> [Supplied material]
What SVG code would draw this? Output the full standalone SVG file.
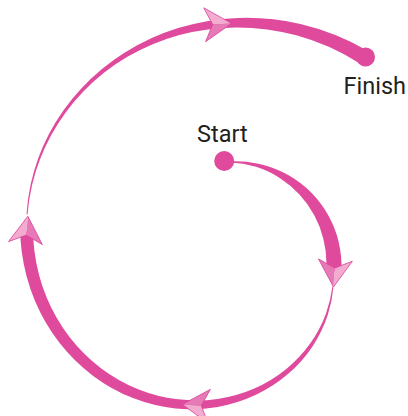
<svg xmlns="http://www.w3.org/2000/svg" xmlns:xlink="http://www.w3.org/1999/xlink" width="408" height="416" viewBox="0 0 408 416">
  <style>
    .band { fill: #df4a9d; stroke: none; }
    .dot { fill: #df4a9d; }
    .lbl { font-family: Roboto, "Liberation Sans", Arial, sans-serif; font-weight: 400; font-size: 23.5px; fill: #231f20; }
  </style>
  <defs>
    <g id="ah">
      <path d="M0,0 L-27,-17 L-19,0 Z" fill="#f3acd0"/>
      <path d="M0,0 L-19,0 L-27,17 Z" fill="#e67ab6"/>
      <path d="M0,0 L-27,-17 L-19,0 L-27,17 Z" fill="none" stroke="#d9449a" stroke-width="0.8" stroke-linejoin="round"/>
    </g>
  </defs>
  <rect width="408" height="416" fill="#ffffff"/>

  <g id="connectors">
    <path id="seg-start" class="band" d="M230,161.5 A103.3,103.3 0 0 1 256.94,163.46 A105,105 0 0 1 282.96,172.27 A106.8,106.8 0 0 1 306.19,187.81 A108.5,108.5 0 0 1 324.69,209.33 A110,110 0 0 1 336.9,235.36 A111,111 0 0 1 341.5,264 A111.5,111.5 0 0 1 341.32,271.78 L326.35,270.74 A96.5,96.5 0 0 0 326.5,264 A96.6,96.6 0 0 0 323.37,238.98 A97,97 0 0 0 314.29,215.33 A97.8,97.8 0 0 0 299.47,194.53 A98.8,98.8 0 0 0 279.71,177.9 A100,100 0 0 0 256.03,166.85 A101,101 0 0 0 230,162.5 Z"/>
    <path id="seg-loop" class="band" d="M333.4,286.9 A124,124 0 0 1 327.75,315.09 A130,130 0 0 1 312.51,346.41 A137,137 0 0 1 288.23,373.84 A145,145 0 0 1 256,394.81 A152,152 0 0 1 217.6,406.95 A159,159 0 0 1 175.53,408.51 A166,166 0 0 1 132.96,398.11 A172,172 0 0 1 93.16,375.94 A179,179 0 0 1 59.45,342.81 A186,186 0 0 1 34.79,300.49 A192,192 0 0 1 21.7,251.5 A197,197 0 0 1 20.15,230.75 L33.08,232.11 A185,185 0 0 0 34.5,251.5 A180,180 0 0 0 46.57,297.33 A174,174 0 0 0 69.49,337.01 A168,168 0 0 0 100.94,368.16 A162,162 0 0 0 138.11,389.19 A156,156 0 0 0 177.99,399.33 A150,150 0 0 0 217.6,398.95 A144,144 0 0 0 254.32,388.53 A139,139 0 0 0 285.73,369.51 A133,133 0 0 0 309.97,343.87 A127,127 0 0 0 325.84,313.99 A122,122 0 0 0 332.44,286.61 Z"/>
    <path id="seg-finish" class="band" d="M26.52,214.36 A196,196 0 0 1 30.87,183.54 A202,202 0 0 1 49.22,133.6 A209,209 0 0 1 81.08,88.8 A216,216 0 0 1 124.84,52.58 A223,223 0 0 1 178.21,28.12 A231,231 0 0 1 238.03,17.97 A238,238 0 0 1 300.37,24.08 A246,246 0 0 1 368.48,51.28 L359.45,63.26 A233,233 0 0 0 296.27,35.36 A227,227 0 0 0 237.2,27.44 A222,222 0 0 0 179.43,35.01 A217,217 0 0 0 126.95,57.11 A212,212 0 0 0 83.33,91.48 A206,206 0 0 0 51.27,135.03 A200,200 0 0 0 32.28,184.05 A195,195 0 0 0 27.5,214.55 Z"/>
    <use href="#ah" xlink:href="#ah" transform="translate(333.5,287) rotate(94)"/>
    <use href="#ah" xlink:href="#ah" transform="translate(182.3,404.4) rotate(184)"/>
    <use href="#ah" xlink:href="#ah" transform="translate(27.8,216.2) rotate(-85)"/>
    <use href="#ah" xlink:href="#ah" transform="translate(231.6,23.4) rotate(-3)"/>
  </g>

  <g id="start">
    <circle class="dot" cx="224.2" cy="161" r="10"/>
    <text class="lbl" x="197" y="142">Start</text>
  </g>

  <g id="finish">
    <circle class="dot" cx="365.5" cy="57" r="9.5"/>
    <text class="lbl" x="343.5" y="94">Finish</text>
  </g>
</svg>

> [What you should do]
Output the lines above in full and exactly as given, omitting any pictures.

> [Exercise output]
What SVG code would draw this? Output the full standalone SVG file.
<svg xmlns="http://www.w3.org/2000/svg" xmlns:xlink="http://www.w3.org/1999/xlink" width="408" height="416" viewBox="0 0 408 416">
  <style>
    .band { fill: #df4a9d; stroke: none; }
    .dot { fill: #df4a9d; }
    .lbl { font-family: Roboto, "Liberation Sans", Arial, sans-serif; font-weight: 400; font-size: 23.5px; fill: #231f20; }
  </style>
  <defs>
    <g id="ah">
      <path d="M0,0 L-27,-17 L-19,0 Z" fill="#f3acd0"/>
      <path d="M0,0 L-19,0 L-27,17 Z" fill="#e67ab6"/>
      <path d="M0,0 L-27,-17 L-19,0 L-27,17 Z" fill="none" stroke="#d9449a" stroke-width="0.8" stroke-linejoin="round"/>
    </g>
  </defs>
  <rect width="408" height="416" fill="#ffffff"/>

  <g id="connectors">
    <path id="seg-start" class="band" d="M230,161.5 A103.3,103.3 0 0 1 256.94,163.46 A105,105 0 0 1 282.96,172.27 A106.8,106.8 0 0 1 306.19,187.81 A108.5,108.5 0 0 1 324.69,209.33 A110,110 0 0 1 336.9,235.36 A111,111 0 0 1 341.5,264 A111.5,111.5 0 0 1 341.32,271.78 L326.35,270.74 A96.5,96.5 0 0 0 326.5,264 A96.6,96.6 0 0 0 323.37,238.98 A97,97 0 0 0 314.29,215.33 A97.8,97.8 0 0 0 299.47,194.53 A98.8,98.8 0 0 0 279.71,177.9 A100,100 0 0 0 256.03,166.85 A101,101 0 0 0 230,162.5 Z"/>
    <path id="seg-loop" class="band" d="M333.4,286.9 A124,124 0 0 1 327.75,315.09 A130,130 0 0 1 312.51,346.41 A137,137 0 0 1 288.23,373.84 A145,145 0 0 1 256,394.81 A152,152 0 0 1 217.6,406.95 A159,159 0 0 1 175.53,408.51 A166,166 0 0 1 132.96,398.11 A172,172 0 0 1 93.16,375.94 A179,179 0 0 1 59.45,342.81 A186,186 0 0 1 34.79,300.49 A192,192 0 0 1 21.7,251.5 A197,197 0 0 1 20.15,230.75 L33.08,232.11 A185,185 0 0 0 34.5,251.5 A180,180 0 0 0 46.57,297.33 A174,174 0 0 0 69.49,337.01 A168,168 0 0 0 100.94,368.16 A162,162 0 0 0 138.11,389.19 A156,156 0 0 0 177.99,399.33 A150,150 0 0 0 217.6,398.95 A144,144 0 0 0 254.32,388.53 A139,139 0 0 0 285.73,369.51 A133,133 0 0 0 309.97,343.87 A127,127 0 0 0 325.84,313.99 A122,122 0 0 0 332.44,286.61 Z"/>
    <path id="seg-finish" class="band" d="M26.52,214.36 A196,196 0 0 1 30.87,183.54 A202,202 0 0 1 49.22,133.6 A209,209 0 0 1 81.08,88.8 A216,216 0 0 1 124.84,52.58 A223,223 0 0 1 178.21,28.12 A231,231 0 0 1 238.03,17.97 A238,238 0 0 1 300.37,24.08 A246,246 0 0 1 368.48,51.28 L359.45,63.26 A233,233 0 0 0 296.27,35.36 A227,227 0 0 0 237.2,27.44 A222,222 0 0 0 179.43,35.01 A217,217 0 0 0 126.95,57.11 A212,212 0 0 0 83.33,91.48 A206,206 0 0 0 51.27,135.03 A200,200 0 0 0 32.28,184.05 A195,195 0 0 0 27.5,214.55 Z"/>
    <use href="#ah" xlink:href="#ah" transform="translate(333.5,287) rotate(94)"/>
    <use href="#ah" xlink:href="#ah" transform="translate(182.3,404.4) rotate(184)"/>
    <use href="#ah" xlink:href="#ah" transform="translate(27.8,216.2) rotate(-85)"/>
    <use href="#ah" xlink:href="#ah" transform="translate(231.6,23.4) rotate(-3)"/>
  </g>

  <g id="start">
    <circle class="dot" cx="224.2" cy="161" r="10"/>
    <text class="lbl" x="197" y="142">Start</text>
  </g>

  <g id="finish">
    <circle class="dot" cx="365.5" cy="57" r="9.5"/>
    <text class="lbl" x="343.5" y="94">Finish</text>
  </g>
</svg>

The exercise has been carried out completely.